[Task] Copy exactly the block of lines between the one containing "Clone this chart in matplotlib." and the one containing "ax.axhline(px(gy), color=dkgrey, lw=0.9, zorder=1)", inclusive.

[Entries]
■ ■ ■ ■ ■ ■ ■
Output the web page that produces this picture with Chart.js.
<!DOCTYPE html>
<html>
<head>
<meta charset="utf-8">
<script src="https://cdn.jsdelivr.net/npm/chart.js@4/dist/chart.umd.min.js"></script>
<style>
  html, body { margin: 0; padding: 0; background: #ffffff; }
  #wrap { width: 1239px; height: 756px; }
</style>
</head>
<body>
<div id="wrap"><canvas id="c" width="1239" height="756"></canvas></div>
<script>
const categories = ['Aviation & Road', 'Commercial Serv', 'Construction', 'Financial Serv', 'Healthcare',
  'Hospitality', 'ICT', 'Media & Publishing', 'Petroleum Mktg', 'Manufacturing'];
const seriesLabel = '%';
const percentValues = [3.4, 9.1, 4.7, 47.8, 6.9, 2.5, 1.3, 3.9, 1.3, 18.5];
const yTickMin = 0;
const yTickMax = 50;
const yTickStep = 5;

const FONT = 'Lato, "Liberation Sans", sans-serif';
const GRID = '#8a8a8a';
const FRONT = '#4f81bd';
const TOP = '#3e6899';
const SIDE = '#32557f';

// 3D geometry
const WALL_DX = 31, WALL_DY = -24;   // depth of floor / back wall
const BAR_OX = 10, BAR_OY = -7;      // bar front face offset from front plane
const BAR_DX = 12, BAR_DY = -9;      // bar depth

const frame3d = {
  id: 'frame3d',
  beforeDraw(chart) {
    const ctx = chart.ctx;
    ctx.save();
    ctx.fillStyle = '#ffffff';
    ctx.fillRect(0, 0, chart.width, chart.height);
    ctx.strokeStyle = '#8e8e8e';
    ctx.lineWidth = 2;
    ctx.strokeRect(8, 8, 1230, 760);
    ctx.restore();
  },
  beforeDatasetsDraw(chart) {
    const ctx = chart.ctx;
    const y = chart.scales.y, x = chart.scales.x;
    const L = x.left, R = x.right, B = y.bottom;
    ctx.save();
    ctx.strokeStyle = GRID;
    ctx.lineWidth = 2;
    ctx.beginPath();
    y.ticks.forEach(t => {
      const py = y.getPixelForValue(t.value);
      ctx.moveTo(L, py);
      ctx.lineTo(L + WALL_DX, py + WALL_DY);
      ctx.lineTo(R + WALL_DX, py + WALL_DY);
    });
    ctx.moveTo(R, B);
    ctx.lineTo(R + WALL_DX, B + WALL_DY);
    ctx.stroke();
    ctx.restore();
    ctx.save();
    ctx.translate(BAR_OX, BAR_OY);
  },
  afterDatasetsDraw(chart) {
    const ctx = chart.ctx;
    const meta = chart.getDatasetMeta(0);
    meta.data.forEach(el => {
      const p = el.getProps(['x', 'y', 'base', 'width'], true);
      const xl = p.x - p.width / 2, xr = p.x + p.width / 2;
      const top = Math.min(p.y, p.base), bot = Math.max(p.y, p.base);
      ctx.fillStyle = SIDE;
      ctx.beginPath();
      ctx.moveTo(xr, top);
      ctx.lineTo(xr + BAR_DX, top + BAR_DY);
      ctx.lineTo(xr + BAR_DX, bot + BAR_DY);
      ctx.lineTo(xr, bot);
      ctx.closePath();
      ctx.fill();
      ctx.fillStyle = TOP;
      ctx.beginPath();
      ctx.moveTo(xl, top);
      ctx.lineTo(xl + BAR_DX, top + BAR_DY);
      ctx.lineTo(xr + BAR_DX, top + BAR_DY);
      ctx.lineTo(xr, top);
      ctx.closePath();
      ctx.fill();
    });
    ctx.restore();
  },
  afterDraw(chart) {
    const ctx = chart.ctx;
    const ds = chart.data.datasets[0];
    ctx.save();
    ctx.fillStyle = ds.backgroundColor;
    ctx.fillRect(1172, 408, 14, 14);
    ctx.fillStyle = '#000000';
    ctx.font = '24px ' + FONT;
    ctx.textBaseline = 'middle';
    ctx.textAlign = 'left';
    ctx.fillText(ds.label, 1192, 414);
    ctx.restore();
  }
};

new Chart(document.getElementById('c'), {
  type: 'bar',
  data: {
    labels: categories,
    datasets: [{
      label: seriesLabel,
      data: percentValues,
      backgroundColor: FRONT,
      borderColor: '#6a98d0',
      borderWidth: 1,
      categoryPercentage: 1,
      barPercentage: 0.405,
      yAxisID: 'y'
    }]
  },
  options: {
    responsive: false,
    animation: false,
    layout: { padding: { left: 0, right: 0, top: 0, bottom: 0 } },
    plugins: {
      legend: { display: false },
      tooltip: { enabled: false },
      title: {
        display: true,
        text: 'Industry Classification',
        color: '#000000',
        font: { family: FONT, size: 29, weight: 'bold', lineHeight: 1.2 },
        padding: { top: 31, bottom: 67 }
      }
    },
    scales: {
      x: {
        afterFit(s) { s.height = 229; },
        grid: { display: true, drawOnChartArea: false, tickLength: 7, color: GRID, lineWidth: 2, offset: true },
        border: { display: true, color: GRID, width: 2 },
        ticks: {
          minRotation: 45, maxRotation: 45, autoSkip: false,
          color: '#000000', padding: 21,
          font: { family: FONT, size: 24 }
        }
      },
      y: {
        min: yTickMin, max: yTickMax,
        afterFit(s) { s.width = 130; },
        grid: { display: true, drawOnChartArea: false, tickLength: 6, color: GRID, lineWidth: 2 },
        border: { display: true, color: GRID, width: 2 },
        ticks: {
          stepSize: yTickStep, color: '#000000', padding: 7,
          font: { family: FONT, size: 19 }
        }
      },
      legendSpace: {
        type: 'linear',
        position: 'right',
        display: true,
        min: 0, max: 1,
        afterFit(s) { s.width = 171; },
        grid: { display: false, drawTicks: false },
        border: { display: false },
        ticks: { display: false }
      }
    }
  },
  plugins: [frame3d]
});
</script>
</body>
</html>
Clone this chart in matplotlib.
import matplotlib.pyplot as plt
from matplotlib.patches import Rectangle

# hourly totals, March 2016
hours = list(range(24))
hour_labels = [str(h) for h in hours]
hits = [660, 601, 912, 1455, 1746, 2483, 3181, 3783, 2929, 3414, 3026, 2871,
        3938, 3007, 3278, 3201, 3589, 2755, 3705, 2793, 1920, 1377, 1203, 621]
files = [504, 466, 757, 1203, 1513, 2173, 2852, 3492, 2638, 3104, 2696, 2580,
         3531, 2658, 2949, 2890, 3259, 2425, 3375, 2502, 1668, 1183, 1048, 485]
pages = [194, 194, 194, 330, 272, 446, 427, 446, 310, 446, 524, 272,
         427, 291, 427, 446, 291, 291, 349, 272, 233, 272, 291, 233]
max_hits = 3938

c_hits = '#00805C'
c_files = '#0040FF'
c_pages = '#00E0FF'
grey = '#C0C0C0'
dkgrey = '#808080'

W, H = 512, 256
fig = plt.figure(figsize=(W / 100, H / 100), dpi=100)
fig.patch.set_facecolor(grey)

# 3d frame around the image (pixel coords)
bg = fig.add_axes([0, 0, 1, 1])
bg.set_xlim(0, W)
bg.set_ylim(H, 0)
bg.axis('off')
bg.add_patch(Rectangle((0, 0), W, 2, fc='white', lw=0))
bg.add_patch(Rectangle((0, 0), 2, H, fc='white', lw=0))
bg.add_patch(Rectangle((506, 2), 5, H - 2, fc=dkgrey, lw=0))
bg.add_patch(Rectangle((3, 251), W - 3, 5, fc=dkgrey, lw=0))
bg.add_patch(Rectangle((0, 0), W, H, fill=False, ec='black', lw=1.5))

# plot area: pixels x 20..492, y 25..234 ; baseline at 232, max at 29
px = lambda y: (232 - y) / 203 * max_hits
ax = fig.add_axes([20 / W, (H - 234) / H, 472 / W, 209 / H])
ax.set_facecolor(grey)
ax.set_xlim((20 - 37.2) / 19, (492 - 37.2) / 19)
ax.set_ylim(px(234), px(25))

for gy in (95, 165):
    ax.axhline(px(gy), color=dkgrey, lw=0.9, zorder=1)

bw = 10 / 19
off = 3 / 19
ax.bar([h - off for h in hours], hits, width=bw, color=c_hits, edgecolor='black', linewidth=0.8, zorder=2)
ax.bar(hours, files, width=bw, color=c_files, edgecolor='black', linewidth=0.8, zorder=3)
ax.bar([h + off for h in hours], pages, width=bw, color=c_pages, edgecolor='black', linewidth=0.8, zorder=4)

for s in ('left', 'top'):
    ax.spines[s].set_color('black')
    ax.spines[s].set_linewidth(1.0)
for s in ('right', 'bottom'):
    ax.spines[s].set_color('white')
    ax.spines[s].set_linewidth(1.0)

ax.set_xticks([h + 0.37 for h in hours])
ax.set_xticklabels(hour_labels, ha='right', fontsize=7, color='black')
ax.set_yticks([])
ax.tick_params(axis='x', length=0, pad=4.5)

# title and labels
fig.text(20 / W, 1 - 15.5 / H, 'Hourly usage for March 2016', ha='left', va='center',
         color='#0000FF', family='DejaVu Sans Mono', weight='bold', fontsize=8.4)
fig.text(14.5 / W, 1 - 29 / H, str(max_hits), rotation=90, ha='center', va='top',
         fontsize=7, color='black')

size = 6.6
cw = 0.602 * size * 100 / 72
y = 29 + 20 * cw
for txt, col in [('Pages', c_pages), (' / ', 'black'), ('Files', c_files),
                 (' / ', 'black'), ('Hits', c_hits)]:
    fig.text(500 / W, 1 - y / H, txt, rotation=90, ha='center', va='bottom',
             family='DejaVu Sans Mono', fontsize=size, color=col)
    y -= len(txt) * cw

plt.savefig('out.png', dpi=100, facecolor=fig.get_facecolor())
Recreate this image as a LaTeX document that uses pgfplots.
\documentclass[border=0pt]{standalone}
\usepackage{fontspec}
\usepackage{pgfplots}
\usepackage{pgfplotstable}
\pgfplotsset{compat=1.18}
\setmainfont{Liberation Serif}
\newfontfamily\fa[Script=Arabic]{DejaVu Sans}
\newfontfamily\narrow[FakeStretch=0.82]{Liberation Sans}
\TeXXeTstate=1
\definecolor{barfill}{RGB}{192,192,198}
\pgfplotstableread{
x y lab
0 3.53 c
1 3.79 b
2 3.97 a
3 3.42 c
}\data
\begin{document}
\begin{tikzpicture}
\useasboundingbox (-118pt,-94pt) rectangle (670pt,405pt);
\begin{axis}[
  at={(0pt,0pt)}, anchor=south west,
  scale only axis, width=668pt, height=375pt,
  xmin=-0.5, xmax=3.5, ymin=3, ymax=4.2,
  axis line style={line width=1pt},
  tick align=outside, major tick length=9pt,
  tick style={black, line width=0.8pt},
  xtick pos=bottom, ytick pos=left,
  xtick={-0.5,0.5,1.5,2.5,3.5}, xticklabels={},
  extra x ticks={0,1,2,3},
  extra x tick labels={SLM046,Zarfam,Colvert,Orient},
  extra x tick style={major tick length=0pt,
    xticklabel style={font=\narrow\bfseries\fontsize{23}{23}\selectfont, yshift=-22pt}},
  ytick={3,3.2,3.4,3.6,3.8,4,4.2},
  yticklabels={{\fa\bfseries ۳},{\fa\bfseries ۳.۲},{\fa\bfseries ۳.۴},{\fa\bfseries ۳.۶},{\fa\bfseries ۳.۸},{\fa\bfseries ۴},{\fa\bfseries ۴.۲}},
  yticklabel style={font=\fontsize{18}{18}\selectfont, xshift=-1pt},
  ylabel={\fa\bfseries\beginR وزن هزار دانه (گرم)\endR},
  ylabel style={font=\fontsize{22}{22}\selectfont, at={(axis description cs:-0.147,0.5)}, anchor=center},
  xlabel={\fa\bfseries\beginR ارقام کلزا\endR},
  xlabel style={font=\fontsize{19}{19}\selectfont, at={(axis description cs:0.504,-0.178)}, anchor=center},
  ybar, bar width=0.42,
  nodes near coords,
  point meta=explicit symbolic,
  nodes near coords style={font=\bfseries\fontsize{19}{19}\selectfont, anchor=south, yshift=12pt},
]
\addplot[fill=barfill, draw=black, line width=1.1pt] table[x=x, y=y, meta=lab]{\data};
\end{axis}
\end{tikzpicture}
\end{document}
■ ■ ■ ■ ■ ■ ■
[The result]
Clone this chart in matplotlib.
import matplotlib.pyplot as plt
from matplotlib.patches import Rectangle

# hourly totals, March 2016
hours = list(range(24))
hour_labels = [str(h) for h in hours]
hits = [660, 601, 912, 1455, 1746, 2483, 3181, 3783, 2929, 3414, 3026, 2871,
        3938, 3007, 3278, 3201, 3589, 2755, 3705, 2793, 1920, 1377, 1203, 621]
files = [504, 466, 757, 1203, 1513, 2173, 2852, 3492, 2638, 3104, 2696, 2580,
         3531, 2658, 2949, 2890, 3259, 2425, 3375, 2502, 1668, 1183, 1048, 485]
pages = [194, 194, 194, 330, 272, 446, 427, 446, 310, 446, 524, 272,
         427, 291, 427, 446, 291, 291, 349, 272, 233, 272, 291, 233]
max_hits = 3938

c_hits = '#00805C'
c_files = '#0040FF'
c_pages = '#00E0FF'
grey = '#C0C0C0'
dkgrey = '#808080'

W, H = 512, 256
fig = plt.figure(figsize=(W / 100, H / 100), dpi=100)
fig.patch.set_facecolor(grey)

# 3d frame around the image (pixel coords)
bg = fig.add_axes([0, 0, 1, 1])
bg.set_xlim(0, W)
bg.set_ylim(H, 0)
bg.axis('off')
bg.add_patch(Rectangle((0, 0), W, 2, fc='white', lw=0))
bg.add_patch(Rectangle((0, 0), 2, H, fc='white', lw=0))
bg.add_patch(Rectangle((506, 2), 5, H - 2, fc=dkgrey, lw=0))
bg.add_patch(Rectangle((3, 251), W - 3, 5, fc=dkgrey, lw=0))
bg.add_patch(Rectangle((0, 0), W, H, fill=False, ec='black', lw=1.5))

# plot area: pixels x 20..492, y 25..234 ; baseline at 232, max at 29
px = lambda y: (232 - y) / 203 * max_hits
ax = fig.add_axes([20 / W, (H - 234) / H, 472 / W, 209 / H])
ax.set_facecolor(grey)
ax.set_xlim((20 - 37.2) / 19, (492 - 37.2) / 19)
ax.set_ylim(px(234), px(25))

for gy in (95, 165):
    ax.axhline(px(gy), color=dkgrey, lw=0.9, zorder=1)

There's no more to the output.